How was it possible, that a catholic argue for an Aryan movement? Why did a polish newspaper look to Vienna? And to what extend became the fantasy of an Aryan union against the Jews part of the reality in Habsburg politics? Did the logics of political business drive catholics towards racist and secular categories to describe people, or was it rather the clerical entrepreneurs on the political markets, that made antisemitism a key word of political communication in the fin-de-siecle?2
In my remarks I will describe how it came to pass that the clerical milieu in Cracow played with the concepts “antisemitism” and “Aryan people”, and why precisely Lueger, accused of German nationalism, served as a bearer of hope and how this all came to culminate in the call for an antisemitic movement.

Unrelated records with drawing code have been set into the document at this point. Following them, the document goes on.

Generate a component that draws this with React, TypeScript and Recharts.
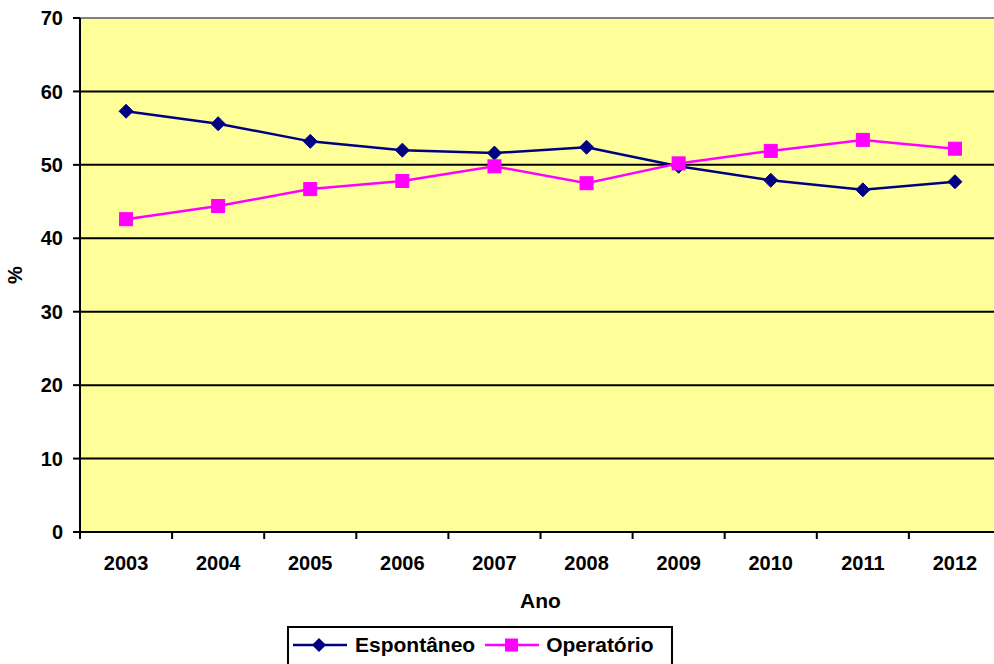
import React from 'react';
import { LineChart, Line, XAxis, YAxis, CartesianGrid, ReferenceLine, Legend } from 'recharts';

const years = ['2003', '2004', '2005', '2006', '2007', '2008', '2009', '2010', '2011', '2012'];
const espontaneo = [57.3, 55.6, 53.2, 52.0, 51.6, 52.4, 49.8, 47.9, 46.6, 47.7];
const operatorio = [42.6, 44.4, 46.7, 47.8, 49.8, 47.5, 50.2, 51.9, 53.4, 52.2];
const yTicks = [0, 10, 20, 30, 40, 50, 60, 70];

const data = years.map((year, i) => ({
  year,
  espontaneo: espontaneo[i],
  operatorio: operatorio[i],
}));

const FONT = '"Liberation Sans", Arial, sans-serif';
const CHART_W = 1001;
const CHART_H = 664;
const Y_AXIS_W = 80;
const BAND = (CHART_W - Y_AXIS_W) / years.length;

const NAVY = '#000080';
const MAGENTA = '#FF00FF';

const Diamond = (props: any) => {
  const { cx, cy } = props;
  if (cx == null || cy == null) return null;
  const r = 7;
  return (
    <polygon
      points={`${cx},${cy - r} ${cx + r},${cy} ${cx},${cy + r} ${cx - r},${cy}`}
      fill={NAVY}
      stroke={NAVY}
    />
  );
};

const Square = (props: any) => {
  const { cx, cy } = props;
  if (cx == null || cy == null) return null;
  const s = 13;
  return <rect x={cx - s / 2} y={cy - s / 2} width={s} height={s} fill={MAGENTA} stroke={MAGENTA} />;
};

// tick marks sit between the categories, labels in the middle
const YearTick = (props: any) => {
  const { x, y, payload, index } = props;
  const half = BAND / 2;
  return (
    <g>
      <line x1={x - half} y1={y} x2={x - half} y2={y + 7} stroke="#000" strokeWidth={2} />
      {index === years.length - 1 && (
        <line x1={x + half} y1={y} x2={x + half} y2={y + 7} stroke="#000" strokeWidth={2} />
      )}
      <text x={x} y={y + 38} textAnchor="middle" fill="#000" fontFamily={FONT} fontWeight="bold" fontSize={20}>
        {payload.value}
      </text>
    </g>
  );
};

const LegendBox = () => (
  <div
    style={{
      width: 386,
      height: 44,
      boxSizing: 'border-box',
      border: '2px solid #000',
      background: '#fff',
      display: 'flex',
      alignItems: 'center',
      fontFamily: FONT,
      fontWeight: 'bold',
      fontSize: 21,
      color: '#000',
      paddingLeft: 4,
      paddingBottom: 6,
    }}
  >
    <svg width={54} height={16} style={{ marginRight: 8 }}>
      <line x1={0} y1={8} x2={54} y2={8} stroke={NAVY} strokeWidth={2.5} />
      <polygon points="26,1 33,8 26,15 19,8" fill={NAVY} />
    </svg>
    <span style={{ marginRight: 10 }}>Espontâneo</span>
    <svg width={54} height={16} style={{ marginRight: 7 }}>
      <line x1={0} y1={8} x2={54} y2={8} stroke={MAGENTA} strokeWidth={2.5} />
      <rect x={20} y={1.5} width={13} height={13} fill={MAGENTA} />
    </svg>
    <span>Operatório</span>
  </div>
);

export default function App() {
  return (
    <div
      style={{
        position: 'absolute',
        left: 0,
        top: 0,
        width: 994,
        height: 664,
        overflow: 'hidden',
        background: '#fff',
        fontFamily: FONT,
      }}
    >
      <LineChart
        width={CHART_W}
        height={CHART_H}
        data={data}
        margin={{ top: 18, right: 0, left: 0, bottom: 52 }}
      >
        <CartesianGrid vertical={false} stroke="#000" strokeWidth={2} fill="#FFFF99" />
        <ReferenceLine y={70} stroke="#808080" strokeWidth={2} />
        <XAxis
          dataKey="year"
          height={80}
          padding={{ left: BAND / 2, right: BAND / 2 }}
          axisLine={{ stroke: '#000', strokeWidth: 2 }}
          tickLine={false}
          tickSize={0}
          tickMargin={0}
          interval={0}
          tick={<YearTick />}
          label={{
            value: 'Ano',
            position: 'insideBottom',
            offset: 4,
            style: { fill: '#000', fontWeight: 'bold', fontSize: 21, fontFamily: FONT },
          }}
        />
        <YAxis
          width={Y_AXIS_W}
          domain={[0, 70]}
          ticks={yTicks}
          interval={0}
          axisLine={{ stroke: '#000', strokeWidth: 2 }}
          tickLine={{ stroke: '#000', strokeWidth: 2 }}
          tickSize={7}
          tickMargin={10}
          tick={{ fill: '#000', fontWeight: 'bold', fontSize: 20, fontFamily: FONT }}
          label={{
            value: '%',
            angle: -90,
            position: 'insideLeft',
            offset: 15,
            style: { fill: '#000', fontWeight: 'bold', fontSize: 20, fontFamily: FONT, textAnchor: 'middle' },
          }}
        />
        <Line
          type="linear"
          dataKey="espontaneo"
          name="Espontâneo"
          stroke={NAVY}
          strokeWidth={2.5}
          dot={<Diamond />}
          activeDot={false}
          isAnimationActive={false}
        />
        <Line
          type="linear"
          dataKey="operatorio"
          name="Operatório"
          stroke={MAGENTA}
          strokeWidth={2.5}
          dot={<Square />}
          activeDot={false}
          isAnimationActive={false}
        />
        <Legend
          layout="horizontal"
          verticalAlign="middle"
          align="center"
          content={<LegendBox />}
          wrapperStyle={{ left: 287, top: 626, width: 386 }}
        />
      </LineChart>
    </div>
  );
}
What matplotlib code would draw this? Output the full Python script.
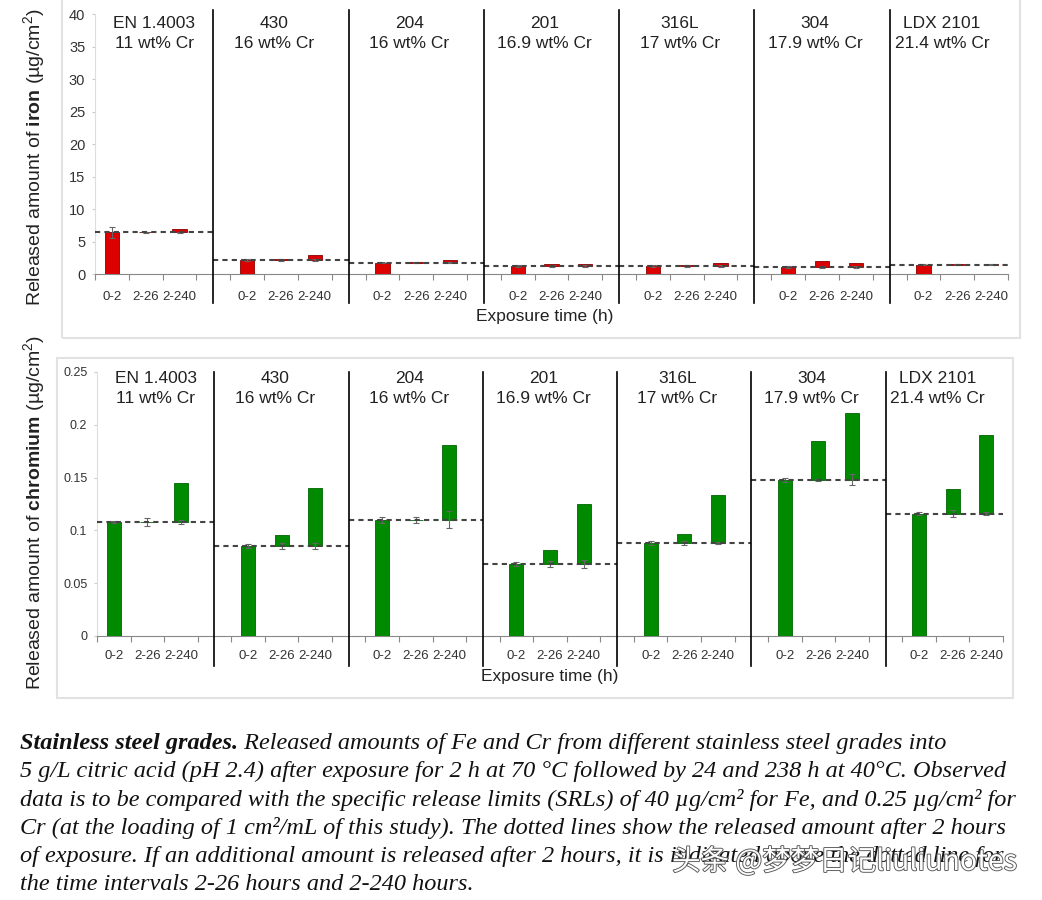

The above quotation from Głos Narodu [The Nation’s Voice] dated from the 20th of March 1897 shows the appropriation of Viennese antisemitism by the Cracovian clericals. The reference to Vienna was not a mere copy of the Viennese antisemites’ ideas. Rather it made up one element in a larger strategy of the Cracovian Clericals to gain votes in the ballot box. Analyzing these strategies and rhetorics allows a better understanding of antisemitism in the Catholic milieu in particular and in antisemitic agitation in Galicia in general.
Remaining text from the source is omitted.